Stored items
=====

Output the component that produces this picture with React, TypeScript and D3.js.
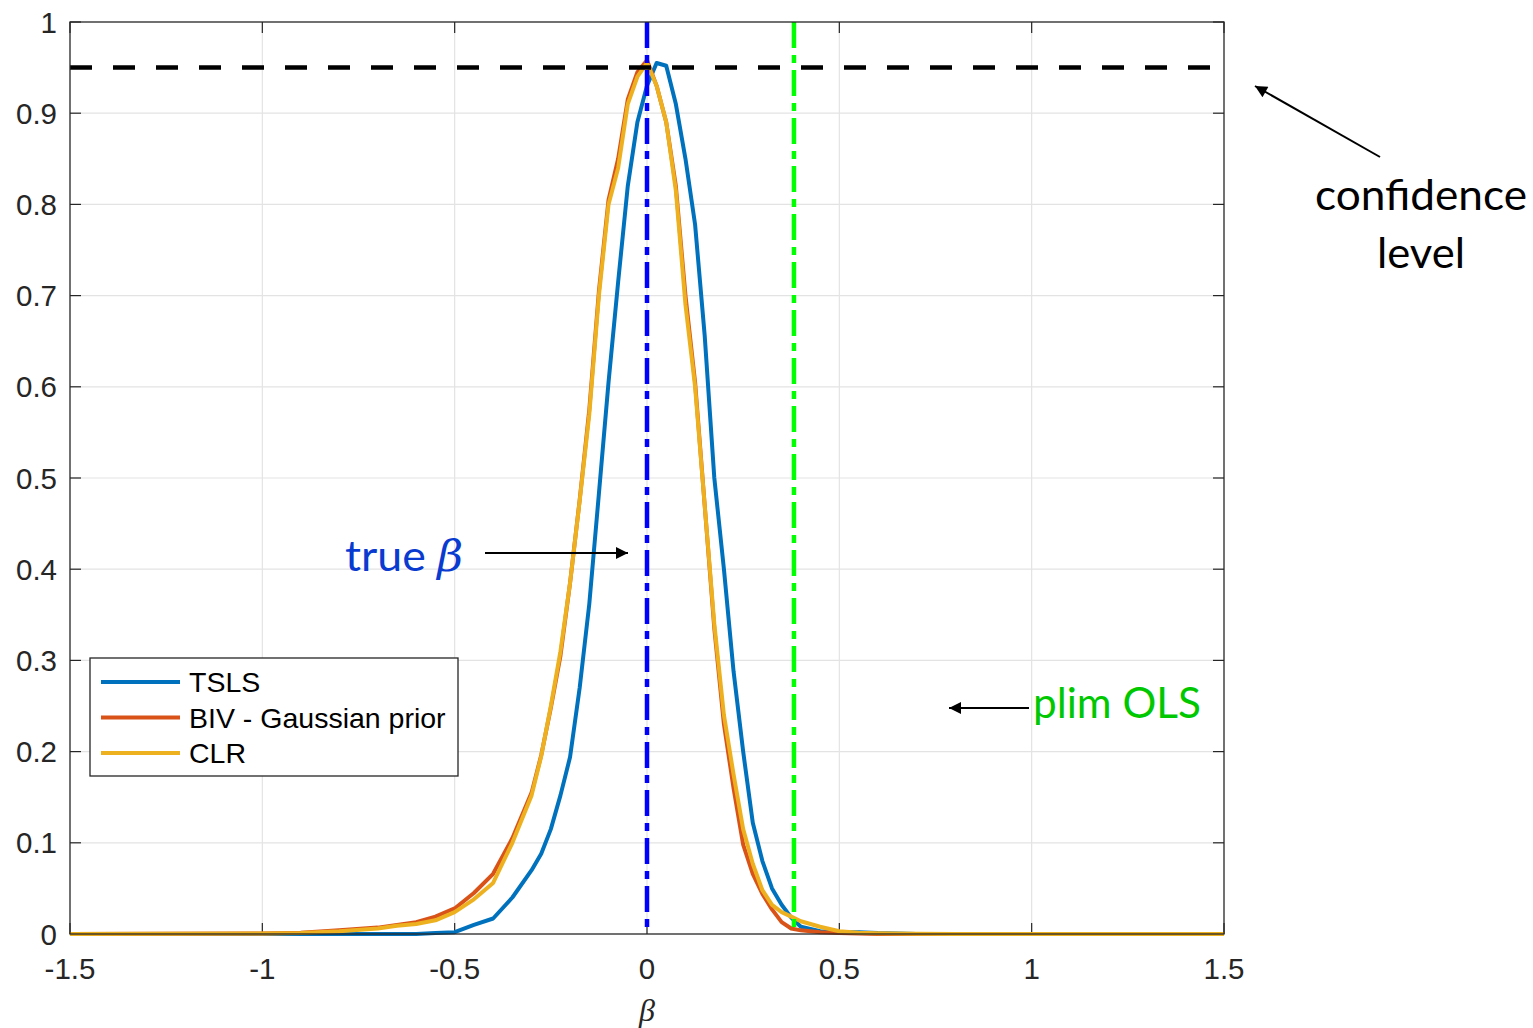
import React from "react";
import * as d3 from "d3";

const betaGrid = [-1.5, -1.0, -0.9, -0.8, -0.7, -0.65, -0.6, -0.55, -0.5, -0.45, -0.4, -0.35, -0.3, -0.275, -0.25, -0.225, -0.2, -0.175, -0.15, -0.125, -0.1, -0.075, -0.05, -0.025, 0, 0.025, 0.05, 0.075, 0.1, 0.125, 0.15, 0.175, 0.2, 0.225, 0.25, 0.275, 0.3, 0.325, 0.35, 0.375, 0.4, 0.45, 0.5, 0.55, 0.6, 0.7, 0.8, 1.0, 1.5];

const tsls = [0, 0, 0, 0, 0, 0, 0, 0.001, 0.002, 0.01, 0.017, 0.04, 0.07, 0.088, 0.115, 0.152, 0.194, 0.27, 0.362, 0.483, 0.605, 0.715, 0.82, 0.89, 0.93, 0.955, 0.952, 0.91, 0.85, 0.778, 0.656, 0.5, 0.4, 0.288, 0.2, 0.122, 0.08, 0.05, 0.032, 0.018, 0.008, 0.003, 0.002, 0.002, 0.001, 0, 0, 0, 0];

const biv = [0, 0.0005, 0.0015, 0.004, 0.007, 0.01, 0.013, 0.019, 0.028, 0.045, 0.066, 0.105, 0.155, 0.196, 0.248, 0.305, 0.385, 0.476, 0.575, 0.705, 0.805, 0.85, 0.915, 0.945, 0.958, 0.93, 0.89, 0.82, 0.7, 0.605, 0.47, 0.335, 0.23, 0.16, 0.098, 0.066, 0.044, 0.027, 0.013, 0.006, 0.004, 0.002, 0.001, 0.0005, 0, 0, 0, 0, 0];

const clr = [0, 0.0005, 0.001, 0.003, 0.006, 0.009, 0.011, 0.015, 0.024, 0.038, 0.056, 0.1, 0.152, 0.195, 0.25, 0.31, 0.385, 0.475, 0.57, 0.7, 0.8, 0.84, 0.91, 0.94, 0.955, 0.93, 0.89, 0.815, 0.69, 0.6, 0.47, 0.34, 0.24, 0.175, 0.115, 0.077, 0.048, 0.032, 0.024, 0.019, 0.014, 0.008, 0.003, 0.0015, 0.0008, 0.0003, 0, 0, 0];

const seriesNames = ["TSLS", "BIV - Gaussian prior", "CLR"];
const seriesColors = ["#0072BD", "#D95319", "#EDB120"];
const xTicks = [-1.5, -1, -0.5, 0, 0.5, 1, 1.5];
const yTicks = [0, 0.1, 0.2, 0.3, 0.4, 0.5, 0.6, 0.7, 0.8, 0.9, 1];
const confidenceLevel = 0.95;
const trueBeta = 0;
const plimOLS = 0.382;

export default function App() {
  const x = d3.scaleLinear().domain([-1.5, 1.5]).range([70, 1224]);
  const y = d3.scaleLinear().domain([0, 1]).range([934, 22]);
  const allSeries = [tsls, biv, clr];
  const line = d3
    .line<[number, number]>()
    .x((d) => x(d[0]))
    .y((d) => y(d[1]));
  const axisColor = "#262626";
  const gridColor = "#e3e3e3";
  const tickFont = "'Liberation Sans', Arial, sans-serif";
  const annFont = "Lato, 'Open Sans', sans-serif";
  const [x0, x1] = x.range();
  const [y0, y1] = y.range();
  const tickLen = 11;

  return (
    <svg
      width={1533}
      height={1028}
      style={{ position: "absolute", left: 0, top: 0, background: "#fff" }}
    >
      <defs>
        <marker id="arrow" viewBox="0 0 10 10" refX="10" refY="5" markerWidth="16" markerHeight="12" markerUnits="userSpaceOnUse" orient="auto">
          <path d="M0,0 L10,5 L0,10 z" fill="#000" />
        </marker>
      </defs>
      <rect x={x0} y={y1} width={x1 - x0} height={y0 - y1} fill="#fff" />
      {xTicks.slice(1, -1).map((t) => (
        <line key={"gx" + t} x1={x(t)} x2={x(t)} y1={y1} y2={y0} stroke={gridColor} strokeWidth={1.2} />
      ))}
      {yTicks.slice(1, -1).map((t) => (
        <line key={"gy" + t} x1={x0} x2={x1} y1={y(t)} y2={y(t)} stroke={gridColor} strokeWidth={1.2} />
      ))}
      {xTicks.map((t) => (
        <g key={"tx" + t}>
          <line x1={x(t)} x2={x(t)} y1={y0} y2={y0 - tickLen} stroke={axisColor} strokeWidth={1.2} />
          <line x1={x(t)} x2={x(t)} y1={y1} y2={y1 + tickLen} stroke={axisColor} strokeWidth={1.2} />
          <text x={x(t)} y={979} textAnchor="middle" fontFamily={tickFont} fontSize={29.5} fill={axisColor}>
            {String(t)}
          </text>
        </g>
      ))}
      {yTicks.map((t) => (
        <g key={"ty" + t}>
          <line x1={x0} x2={x0 + tickLen} y1={y(t)} y2={y(t)} stroke={axisColor} strokeWidth={1.2} />
          <line x1={x1} x2={x1 - tickLen} y1={y(t)} y2={y(t)} stroke={axisColor} strokeWidth={1.2} />
          <text x={57} y={y(t) + 10.5} textAnchor="end" fontFamily={tickFont} fontSize={29.5} fill={axisColor}>
            {String(t)}
          </text>
        </g>
      ))}
      {allSeries.map((s, i) => (
        <path
          key={"s" + i}
          d={line(betaGrid.map((b, j) => [b, s[j]] as [number, number])) || ""}
          fill="none"
          stroke={seriesColors[i]}
          strokeWidth={4}
          strokeLinejoin="round"
        />
      ))}
      <line x1={x0} x2={x1} y1={y(confidenceLevel)} y2={y(confidenceLevel)} stroke="#000" strokeWidth={4.5} strokeDasharray="22 21" />
      <line x1={x(trueBeta)} x2={x(trueBeta)} y1={y1} y2={y0} stroke="#0000FF" strokeWidth={4.5} strokeDasharray="26 7 8 7" />
      <line x1={x(plimOLS)} x2={x(plimOLS)} y1={y1} y2={y0} stroke="#00FF00" strokeWidth={4.5} strokeDasharray="26 7 8 7" />
      <rect x={x0} y={y1} width={x1 - x0} height={y0 - y1} fill="none" stroke={axisColor} strokeWidth={1.3} />
      <text x={x(0)} y={1021} textAnchor="middle" fontFamily="'Liberation Serif', 'Times New Roman', serif" fontStyle="italic" fontSize={32} fill={axisColor}>
        β
      </text>
      <rect x={90} y={658} width={368} height={118} fill="#fff" stroke={axisColor} strokeWidth={1.3} />
      {seriesNames.map((n, i) => (
        <g key={"lg" + i}>
          <line x1={101} x2={180} y1={682 + i * 35.5} y2={682 + i * 35.5} stroke={seriesColors[i]} strokeWidth={4} />
          <text x={189} y={682 + i * 35.5 + 10} fontFamily={tickFont} fontSize={28.5} fill="#000">
            {n}
          </text>
        </g>
      ))}
      <text x={345} y={571} fontFamily={annFont} fontSize={42} fill="#0A3BD0" textLength={118} lengthAdjust="spacingAndGlyphs">
        true <tspan fontFamily="'DejaVu Serif', serif" fontStyle="italic">β</tspan>
      </text>
      <line x1={485} x2={628} y1={553} y2={553} stroke="#000" strokeWidth={2} markerEnd="url(#arrow)" />
      <text x={1033} y={718} fontFamily={annFont} fontSize={42} fill="#00C800" textLength={168} lengthAdjust="spacingAndGlyphs">
        plim OLS
      </text>
      <line x1={1029} x2={949} y1={708} y2={708} stroke="#000" strokeWidth={2} markerEnd="url(#arrow)" />
      <text x={1421} y={210} textAnchor="middle" fontFamily={annFont} fontSize={42} fill="#000" textLength={212} lengthAdjust="spacingAndGlyphs">
        confidence
      </text>
      <text x={1421} y={268} textAnchor="middle" fontFamily={annFont} fontSize={42} fill="#000" textLength={88} lengthAdjust="spacingAndGlyphs">
        level
      </text>
      <line x1={1380} x2={1255} y1={157} y2={86} stroke="#000" strokeWidth={2} markerEnd="url(#arrow)" />
    </svg>
  );
}
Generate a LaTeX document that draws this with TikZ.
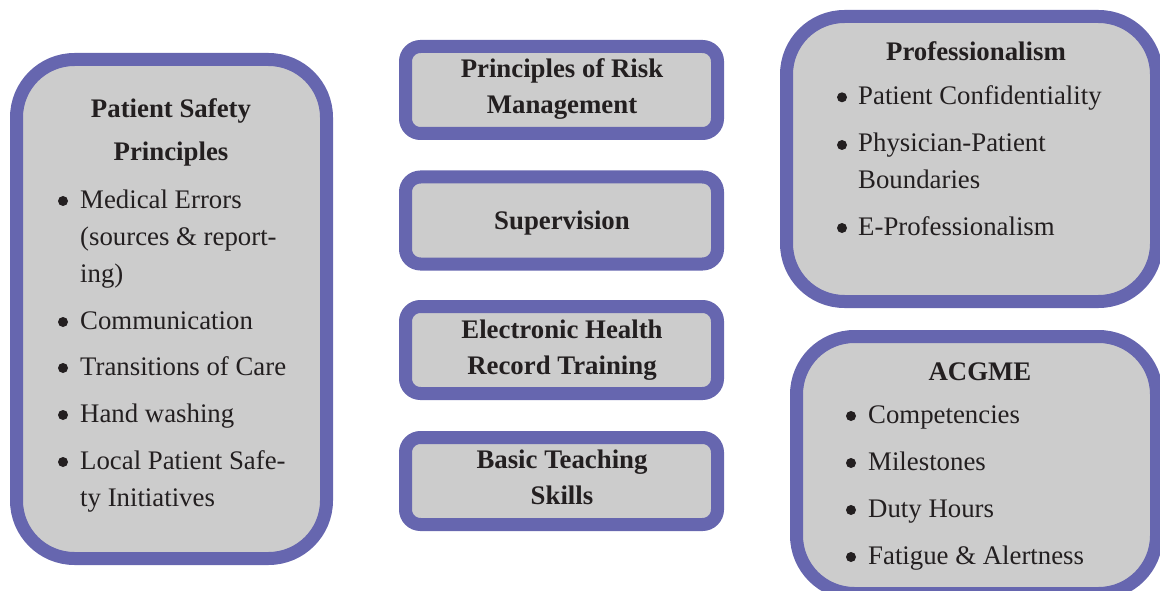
\documentclass[tikz,border=0pt]{standalone}
\usepackage{fontspec}
\setmainfont{Liberation Serif}
\definecolor{boxc}{HTML}{6666AF}
\definecolor{boxf}{HTML}{CCCCCC}
\definecolor{txt}{HTML}{231F20}
\tikzset{
  bigbox/.style={draw=boxc, fill=boxf, line width=13pt, rounded corners=58pt, inner sep=0pt},
  midbox/.style={draw=boxc, fill=boxf, line width=13pt, rounded corners=15pt, inner sep=0pt,
    minimum width=312pt, minimum height=87pt},
  ttl/.style={anchor=base, inner sep=0pt, text=txt, font=\fontsize{26.8}{30}\selectfont\bfseries},
  itm/.style={anchor=base west, inner sep=0pt, text=txt, font=\fontsize{26.8}{30}\selectfont},
  bul/.style={circle, fill=txt, inner sep=0pt, minimum size=10pt},
}
\begin{document}
\begin{tikzpicture}[x=1pt,y=-1pt]
\useasboundingbox (0,0) rectangle (1160,591);
\clip (0,0) rectangle (1160,591);
% boxes
\node[bigbox, minimum width=310pt, minimum height=499pt] (left) at (171.5,309) {};
\node[midbox] (m1) at (561.5,90) {};
\node[midbox] (m2) at (561.5,220.5) {};
\node[midbox] (m3) at (561.5,350) {};
\node[midbox] (m4) at (561.5,481) {};
\node[bigbox, minimum width=370pt, minimum height=285pt] (rt) at (971.5,159) {};
\node[bigbox, minimum width=360pt, minimum height=257pt] (rb) at (976.5,465) {};
% left box text
\node[ttl] (l0a) at (171,118) {Patient Safety};
\node[ttl] (l0b) at (171,161) {Principles};
\node[bul] (lb1) at (63,201) {};
\node[itm] (l1a) at (80,208) {Medical Errors};
\node[itm] (l1b) at (80,245) {(sources \& report-};
\node[itm] (l1c) at (80,282) {ing)};
\node[bul] (lb2) at (63,322) {};
\node[itm] (l2) at (80,329) {Communication};
\node[bul] (lb3) at (63,368) {};
\node[itm] (l3) at (80,375) {Transitions of Care};
\node[bul] (lb4) at (63,415) {};
\node[itm] (l4) at (80,422) {Hand washing};
\node[bul] (lb5) at (63,462) {};
\node[itm] (l5a) at (80,469) {Local Patient Safe-};
\node[itm] (l5b) at (80,506) {ty Initiatives};
% middle text
\node[ttl] (m1a) at (562,77.5) {Principles of Risk};
\node[ttl] (m1b) at (562,113.5) {Management};
\node[ttl] (m2a) at (562,229.5) {Supervision};
\node[ttl] (m3a) at (562,338) {Electronic Health};
\node[ttl] (m3b) at (562,374) {Record Training};
\node[ttl] (m4a) at (562,468) {Basic Teaching};
\node[ttl] (m4b) at (562,504) {Skills};
% right top text
\node[ttl] (r0) at (976,61) {Professionalism};
\node[bul] (rb1) at (842,97.3) {};
\node[itm] (r1) at (858,104.5) {Patient Confidentiality};
\node[bul] (rb2) at (842,145) {};
\node[itm] (r2a) at (858,152) {Physician-Patient};
\node[itm] (r2b) at (858,189) {Boundaries};
\node[bul] (rb3) at (842,228) {};
\node[itm] (r3) at (858,235) {E-Professionalism};
% right bottom text
\node[ttl] (s0) at (980,380) {ACGME};
\node[bul] (sb1) at (851,416) {};
\node[itm] (s1) at (868,423) {Competencies};
\node[bul] (sb2) at (851,463) {};
\node[itm] (s2) at (868,470) {Milestones};
\node[bul] (sb3) at (851,510) {};
\node[itm] (s3) at (868,517) {Duty Hours};
\node[bul] (sb4) at (851,557) {};
\node[itm] (s4) at (868,564) {Fatigue \& Alertness};
\end{tikzpicture}
\end{document}
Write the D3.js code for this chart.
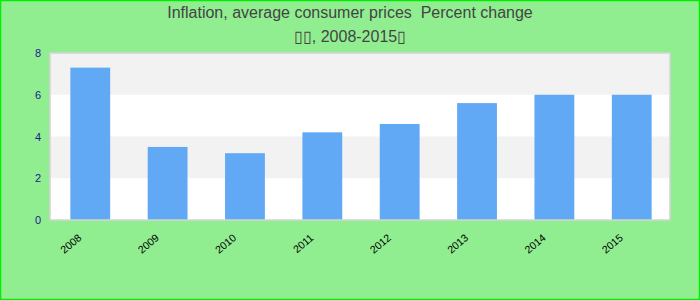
<!DOCTYPE html>
<html>
<head>
<meta charset="utf-8">
<script src="https://cdn.jsdelivr.net/npm/d3@7"></script>
<style>
  body { margin: 0; background: #fff; }
  svg { display: block; font-family: "Liberation Sans", Arial, sans-serif; }
</style>
</head>
<body>
<script>
// chart data
var years = ["2008", "2009", "2010", "2011", "2012", "2013", "2014", "2015"];
var inflation = [7.3, 3.5, 3.2, 4.2, 4.6, 5.6, 6.0, 6.0];
var yTicks = [0, 2, 4, 6, 8];
var titleLines = ["Inflation, average consumer prices  Percent change", "\u25AF\u25AF, 2008-2015\u25AF"];

window.onload = function(){
    var w = 700, h = 300;
    var m = {top: 53, right: 30, bottom: 80, left: 50};

    var svg = d3.select("body")
      .append("svg")
      .attr("width", w)
      .attr("height", h)
      .attr("class", "container");

    // background + border
    svg.append("rect")
      .attr("x", 0.5).attr("y", 0.5)
      .attr("width", w - 1).attr("height", h - 1)
      .attr("fill", "#90ee90")
      .attr("stroke", "#00ee00")
      .attr("stroke-width", 1.5);

    var x = d3.scaleBand()
      .domain(years)
      .range([m.left + 1, w - m.right + 1])
      .paddingInner(0.485)
      .paddingOuter(0.25);

    var y = d3.scaleLinear()
      .domain([0, 8])
      .range([h - m.bottom, m.top]);

    // plot area
    svg.append("rect")
      .attr("x", m.left).attr("y", m.top)
      .attr("width", w - m.left - m.right)
      .attr("height", h - m.top - m.bottom)
      .attr("fill", "#fff");

    // alternating bands
    var bands = d3.pairs(yTicks).filter(function(d, i){ return i % 2 == 1; });
    svg.selectAll(".band")
      .data(bands)
      .enter().append("rect")
      .attr("class", "band")
      .attr("x", m.left)
      .attr("y", function(d){ return y(d[1]); })
      .attr("width", w - m.left - m.right)
      .attr("height", function(d){ return y(d[0]) - y(d[1]); })
      .attr("fill", "#f2f2f2");

    // bars
    svg.selectAll(".bar")
      .data(inflation)
      .enter().append("rect")
      .attr("class", "bar")
      .attr("x", function(d, i){ return x(years[i]); })
      .attr("y", function(d){ return y(d); })
      .attr("width", x.bandwidth())
      .attr("height", function(d){ return y(0) - y(d); })
      .attr("fill", "#62a9f5");

    // plot border
    svg.append("rect")
      .attr("x", m.left).attr("y", m.top)
      .attr("width", w - m.left - m.right)
      .attr("height", h - m.top - m.bottom)
      .attr("fill", "none")
      .attr("stroke", "#d4d4d4")
      .attr("stroke-width", 1.5);

    // y axis
    var yAxis = svg.append("g")
      .attr("transform", "translate(" + (m.left - 9) + ",0)")
      .call(d3.axisLeft(y).tickValues(yTicks).tickSize(0).tickPadding(0));
    yAxis.select(".domain").remove();
    yAxis.selectAll("text")
      .attr("fill", "#1a1a8c")
      .style("font-size", "11px");

    // x axis
    var xAxis = svg.append("g")
      .attr("transform", "translate(0," + (h - m.bottom) + ")")
      .call(d3.axisBottom(x).tickSize(0));
    xAxis.select(".domain").remove();
    xAxis.selectAll("text")
      .attr("fill", "#000")
      .style("font-size", "10.5px")
      .attr("text-anchor", "end")
      .attr("dy", 0)
      .attr("y", 0)
      .attr("transform", "translate(-8,19) rotate(-40)");

    // title
    svg.selectAll(".title")
      .data(titleLines)
      .enter().append("text")
      .attr("class", "title")
      .attr("x", w / 2)
      .attr("y", function(d, i){ return 18 + i * 24; })
      .attr("text-anchor", "middle")
      .attr("fill", "#444")
      .style("font-size", "16px")
      .style("white-space", "pre")
      .text(function(d){ return d; });
};
</script>
</body>
</html>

=====

Job => Above are the records. Copy only the lines from the one with "Write the D3.js code for this chart." through the one with "- m.bottom, m.top]);", exactly, with no pictures.

Solution for this exercise =>
Write the D3.js code for this chart.
<!DOCTYPE html>
<html>
<head>
<meta charset="utf-8">
<script src="https://cdn.jsdelivr.net/npm/d3@7"></script>
<style>
  body { margin: 0; background: #fff; }
  svg { display: block; font-family: "Liberation Sans", Arial, sans-serif; }
</style>
</head>
<body>
<script>
// chart data
var years = ["2008", "2009", "2010", "2011", "2012", "2013", "2014", "2015"];
var inflation = [7.3, 3.5, 3.2, 4.2, 4.6, 5.6, 6.0, 6.0];
var yTicks = [0, 2, 4, 6, 8];
var titleLines = ["Inflation, average consumer prices  Percent change", "\u25AF\u25AF, 2008-2015\u25AF"];

window.onload = function(){
    var w = 700, h = 300;
    var m = {top: 53, right: 30, bottom: 80, left: 50};

    var svg = d3.select("body")
      .append("svg")
      .attr("width", w)
      .attr("height", h)
      .attr("class", "container");

    // background + border
    svg.append("rect")
      .attr("x", 0.5).attr("y", 0.5)
      .attr("width", w - 1).attr("height", h - 1)
      .attr("fill", "#90ee90")
      .attr("stroke", "#00ee00")
      .attr("stroke-width", 1.5);

    var x = d3.scaleBand()
      .domain(years)
      .range([m.left + 1, w - m.right + 1])
      .paddingInner(0.485)
      .paddingOuter(0.25);

    var y = d3.scaleLinear()
      .domain([0, 8])
      .range([h - m.bottom, m.top]);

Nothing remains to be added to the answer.